Java default string hash function produces collisions on single character strings

Question

I am a CS student, so please bear with me if what I say sounds too ridiculous. It definitely does so to me, that is why I am here in search of an answer. I read how strings are hashed in Java, and then I took a look at the ASCII table. The letters "d" and "n" hash to 100 and 110 respectively. Now if I were to create a brand new hashmap in Java, by default it has 10 buckets. So even though the hashcodes are unique, mod 10 they are both 0. This leads to a collision. Having collision on 1 character strings just doesn't sit well with me, so is the process I described correct? Thanks in advance.

Answer 1

What you described is probably correct, both would fall on the same bucket due to the pigeonhole principle, which basically means that if you have more items than holes to put them on, two or more will end up on the same hole. In this case, considering only the 95 printable ASCII characters, the principle states that there would be at least 10 in each hole (not considering the actual values, only the amount of them).
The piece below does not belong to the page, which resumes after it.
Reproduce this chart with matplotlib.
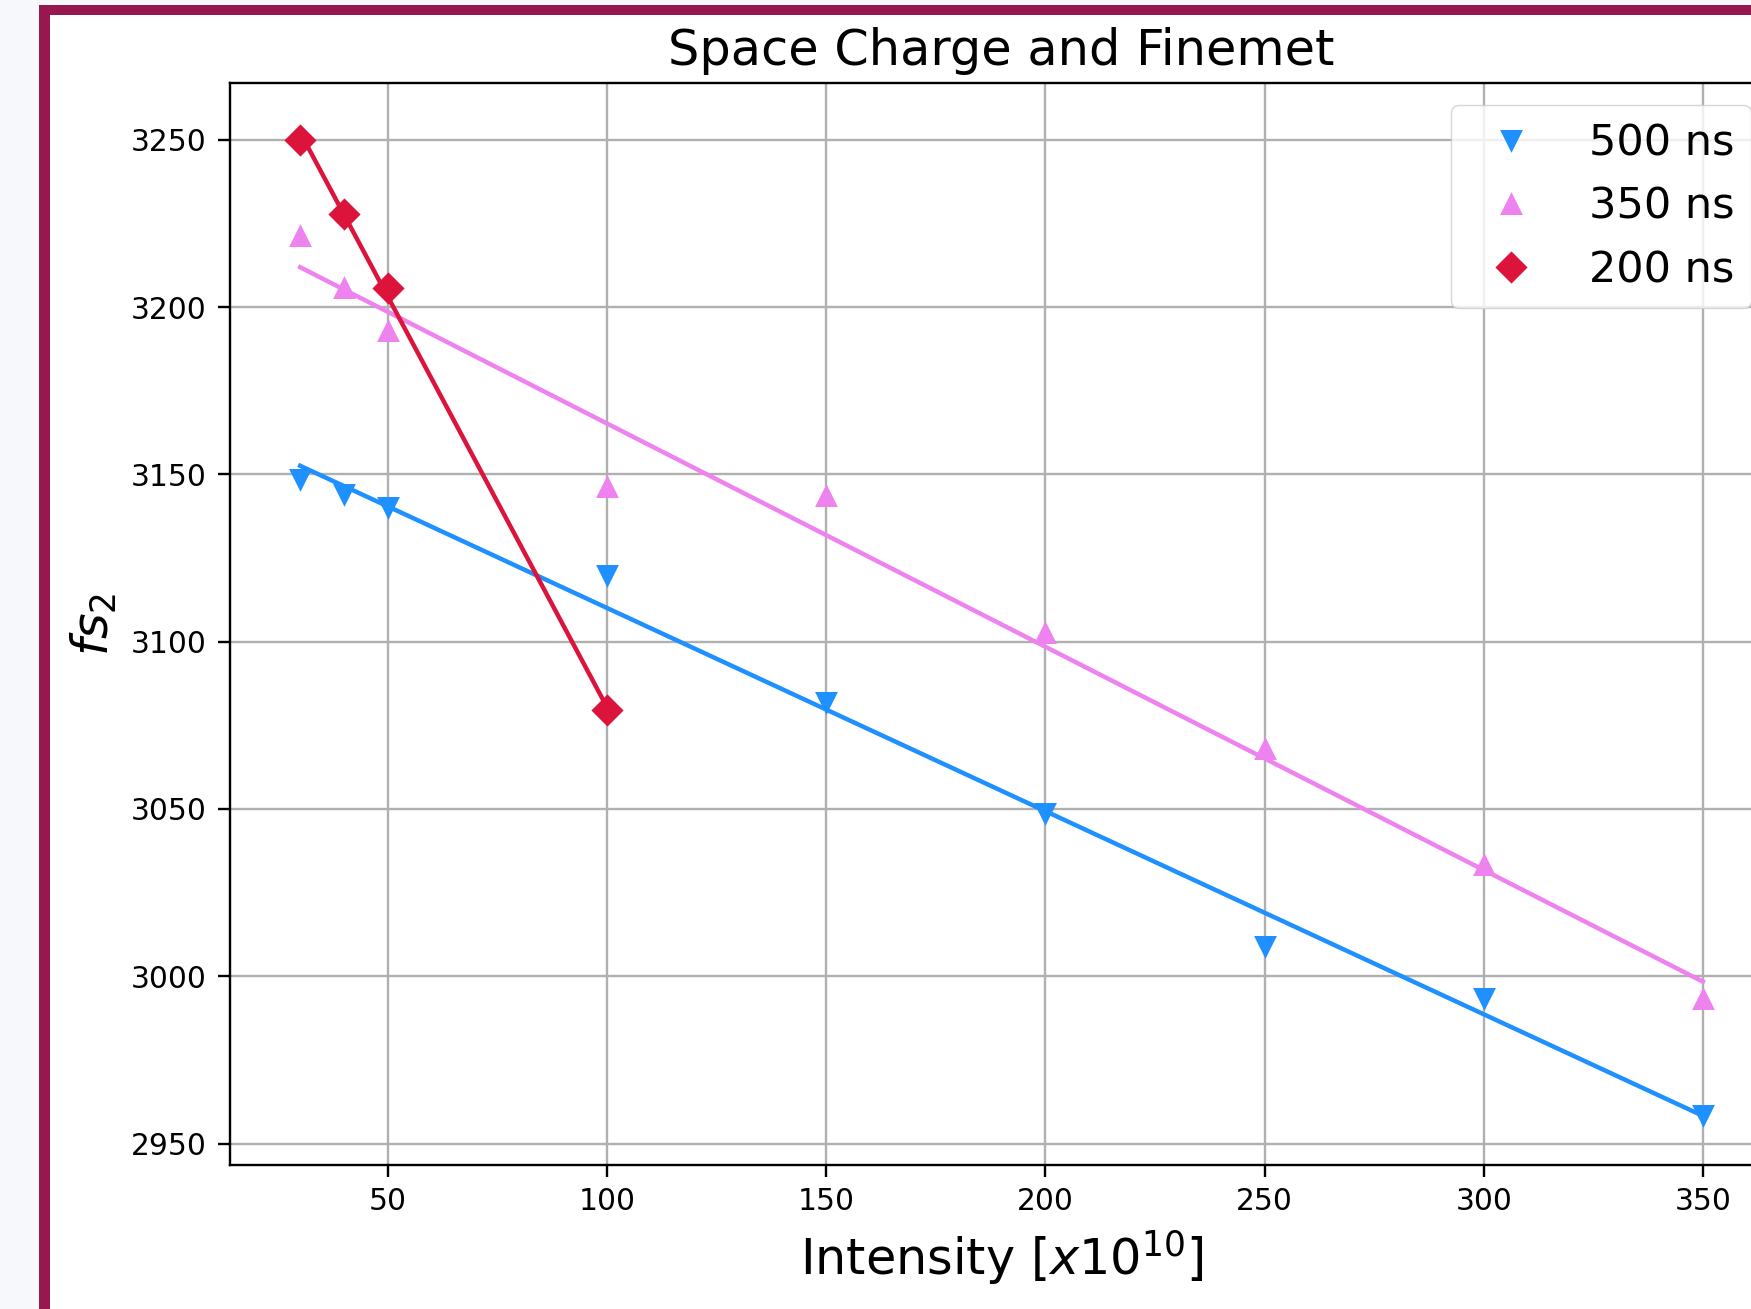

However, shazin's answer is also correct in that the hash values are not actually used as the identity for the values in a map, instead they are used to find the bucket in which the kay/value pair belongs, and then values in the bucket are checked for equality with their equals() method (or with ==, if using IdentityHashMap.)

Answer 2

Hash is actually used in Hash based collections as an index or grouping mechanism. Hash is not used as an actual reference. Hash used to find the bucket in which the element may contain first.

As you said d and n can be contained in the same bucket but after that the actual value in this case d and n can be used to refer the actual object. Since Hashmaps don't allow duplicate keys you can be sure that there will always be one d and one n.